This is a spatial geometry/linear algebra question with direct applications in crystallography. However, knowledge of crystallography is NOT necessary to answer the question.
I have the defining parameters (Bravais lattice) of parallelepiped (unit cell) which are edge lengths (a,b, and c) and angles in between (α,β,γ) as well as the fractional coordinates of objects (atoms) inside.
What is the best way to create a mesh network inside the parallelepiped, meaning that I need full cartesian coordinate of all mesh points. Mesh lines are going to be parallel to the a,b, and c vectors and distance between each mesh point is fixed and known (σx,σy,σz).
Here is how I tried to do this:
1-Converting the fractional to cartesian for all objects(atoms) inside the parallelepiped (unit cell).
2- Finding the vertices of the parallelepiped.
3- Making the mesh by dividing the edges and the space in between along the a, b, and c vectors.
Are there other ways to do this besides the three steps above?
Edit: Thanks to comments for clarifying how to do step 2. Question is now whether the overall 3 step above is the best way to do this.
Why do you believe it could be done better?
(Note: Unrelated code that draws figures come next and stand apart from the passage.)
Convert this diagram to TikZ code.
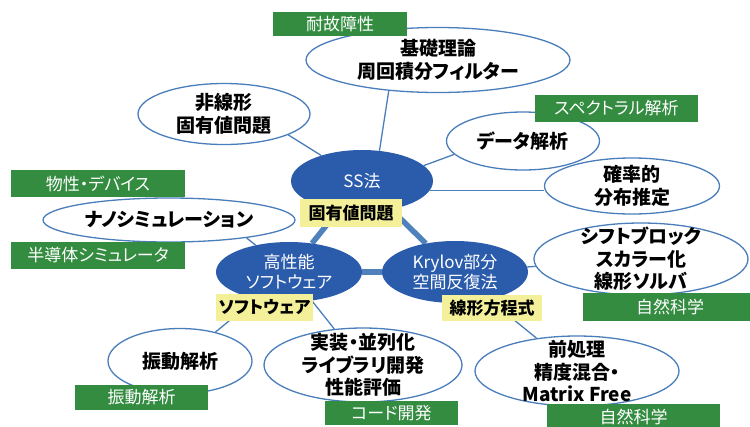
\documentclass[tikz,border=0pt]{standalone}
\usepackage{fontspec}
\setmainfont{Noto Sans CJK JP}[RawFeature=+palt]
\usetikzlibrary{shapes.geometric,backgrounds}
\definecolor{bluefill}{HTML}{2B5CAB}
\definecolor{edgeblue}{HTML}{4A7EBB}
\definecolor{thickblue}{HTML}{4F81BD}
\definecolor{labelgreen}{HTML}{338C40}
\definecolor{labelyellow}{HTML}{F4F09A}
\tikzset{
  topic/.style={ellipse, draw=edgeblue, line width=1.3pt, fill=white, inner sep=-20pt,
    align=center, font=\fontsize{19}{22.5}\selectfont\bfseries},
  core/.style={ellipse, fill=bluefill, inner sep=-20pt, align=center, text=white,
    font=\fontsize{17}{20}\selectfont},
  greentag/.style={rectangle, fill=labelgreen, text=white, inner sep=0pt,
    font=\fontsize{17}{20}\selectfont},
  yellowtag/.style={rectangle, fill=labelyellow, inner sep=0pt,
    font=\fontsize{17}{20}\selectfont\bfseries},
  link/.style={draw=edgeblue, line width=1.3pt},
  corelink/.style={draw=thickblue, line width=5.5pt},
}
\begin{document}
\begin{tikzpicture}[x=1pt,y=-1pt]
\useasboundingbox (0,0) rectangle (750,426);

% core nodes
\node[core, minimum width=142pt, minimum height=62pt] (ss) at (362,181) {SS法};
\node[core, minimum width=146pt, minimum height=60pt] (hp) at (289,272) {高性能\\ソフトウェア};
\node[core, minimum width=146pt, minimum height=62pt] (kr) at (455,272) {Krylov部分\\空間反復法};

% topic nodes
\node[topic, minimum width=172pt, minimum height=61pt] (n1) at (224,114) {非線形\\固有値問題};
\node[topic, minimum width=264pt, minimum height=65pt] (n2) at (438,60) {基礎理論\\周回積分フィルター};
\node[topic, minimum width=153pt, minimum height=58pt] (n3) at (523,141) {データ解析};
\node[topic, minimum width=175pt, minimum height=56pt] (n4) at (632,186) {確率的\\分布推定};
\node[topic, minimum width=252pt, minimum height=44pt] (n5) at (169,220) {ナノシミュレーション};
\node[topic, minimum width=144pt, minimum height=65pt] (n6) at (180,361) {振動解析};
\node[topic, minimum width=198pt, minimum height=74pt] (n7) at (363,365) {実装・並列化\\ライブラリ開発\\性能評価};
\node[topic, minimum width=214pt, minimum height=72pt] (n8) at (641,259) {シフトブロック\\スカラー化\\線形ソルバ};
\node[topic, minimum width=204pt, minimum height=70pt] (n9) at (577,371) {前処理\\精度混合・\\Matrix Free};

% yellow tags
\node[yellowtag, minimum width=102pt, minimum height=28pt] (y1) at (351,213) {固有値問題};
\node[yellowtag, minimum width=97pt, minimum height=27pt] (y2) at (264.5,307.5) {ソフトウェア};
\node[yellowtag, minimum width=100pt, minimum height=26pt] (y3) at (492,308) {線形方程式};

% green tags
\node[greentag, minimum width=134pt, minimum height=24pt] (g1) at (340,24) {耐故障性};
\node[greentag, minimum width=163pt, minimum height=27pt] (g2) at (616.5,108.5) {スペクトラル解析};
\node[greentag, minimum width=174pt, minimum height=27pt] (g3) at (98,183.5) {物性・デバイス};
\node[greentag, minimum width=174pt, minimum height=27pt] (g4) at (98,255.5) {半導体シミュレータ};
\node[greentag, minimum width=133pt, minimum height=25pt] (g5) at (141.5,397.5) {振動解析};
\node[greentag, minimum width=133pt, minimum height=24pt] (g6) at (391.5,413) {コード開発};
\node[greentag, minimum width=174pt, minimum height=28pt] (g7) at (670,307) {自然科学};
\node[greentag, minimum width=173pt, minimum height=26pt] (g8) at (633.5,417) {自然科学};

% connectors
\begin{pgfonlayer}{background}
\draw[corelink] (ss) -- (hp);
\draw[corelink] (ss) -- (kr);
\draw[corelink] (hp) -- (kr);
\draw[link] (ss) -- (n1.-18);
\draw[link] (ss.60) -- (n2.212);
\draw[link] (ss.14) -- (n3.191);
\draw[link] (ss.-8) -- (ss.-8 -| n4.west);
\draw[link] (hp) -- (n5.-13);
\draw[link] (hp) -- (n6);
\draw[link] (hp) -- (n7);
\draw[link] (kr) -- (n8);
\draw[link] (kr) -- (n9);
\end{pgfonlayer}
\end{tikzpicture}
\end{document}
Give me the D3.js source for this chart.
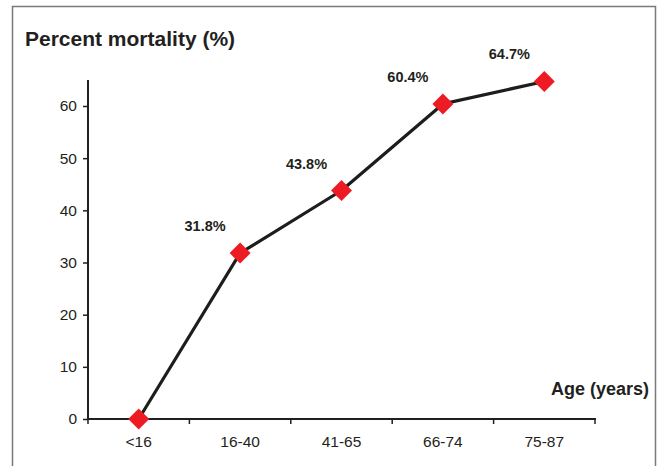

$\vec{p}_{ijk} = i \sigma_x \vec{e}_x + j \sigma_y \vec{e}_y + k \sigma_z \vec{e}_z$
is what you are looking for, based on your own definition. If by creating a mesh you mean creating all of its coordinates and storing them somewhere, then having 3 for-loops and creating one point at a time is equivalent to the best solution, as it takes a constant amount of operations to create one coordinate.